Reprendre le contrôle grâce à une vision, une crédibilité et une résilience économique

  • Les gouvernements doivent mettre en œuvre des politiques qui : 1) sont fondées sur une vision à long terme; 2) sont crédibles; et 3) créent une résilience sur le plan économique. Il s’agit du seul facteur sur lequel le Canada a le contrôle. Chaque dollar sacrifié dans un budget doit entraîner des retombées selon un coefficient de multiplication élevé ainsi que contribuer à l’atteinte de ces trois objectifs.
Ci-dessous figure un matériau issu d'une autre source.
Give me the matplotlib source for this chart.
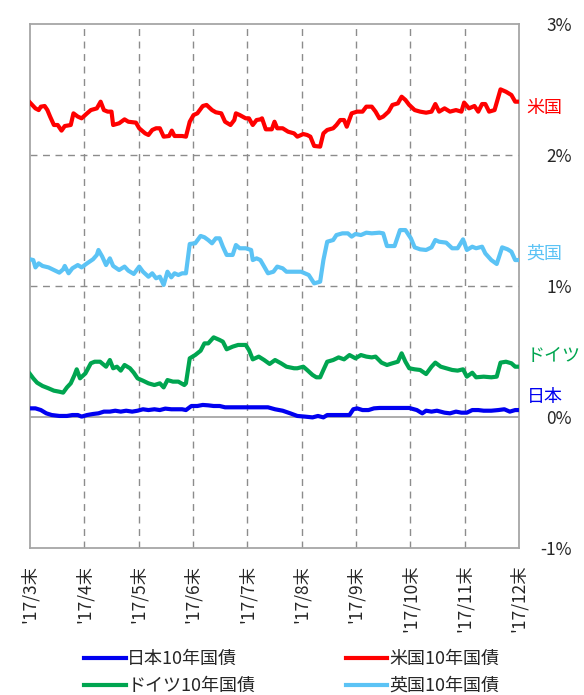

  • Les Canadiens connaissent trop bien le retard qu’accuse le pays sur le plan économique à l’échelle mondiale ainsi que sa faible productivité et le dynamisme réduit des entreprises.
  • Pour reprendre le contrôle, le Canada doit tenir compte de ce qui suit :
    • une concurrence importante sur le plan fiscal;
    • une déstratification verticale et horizontale immédiate de la réglementation (c.-à-d. entre les provinces et au sein des secteurs où la réglementation freine l’innovation et l’adoption des technologies tout en augmentant les coûts des entreprises). Il ne devrait pas y avoir de vaches sacrées;
    • une exploitation responsable de l’énergie et des minéraux essentiels dans des délais raisonnables sur le plan économique pour attirer des investissements et favoriser le développement;
    • en même temps, il faut maintenir la chaîne d’approvisionnement à valeur ajoutée complète de ces ressources (de l’exploitation minière à la transformation en passant par l’expédition) plutôt que d’exporter cette valeur, ce savoir et cette technologie dans d’autres pays.
  • La question existentielle pour le Canada : Qu’est-ce qui constitue une véritable une destination de choix pour les entreprises, pour la main-d’œuvre à valeur élevée et pour le financement étranger? La solution ne réside pas dans la prise de mesures temporaires pour remédier à une guerre commerciale avec les États-Unis.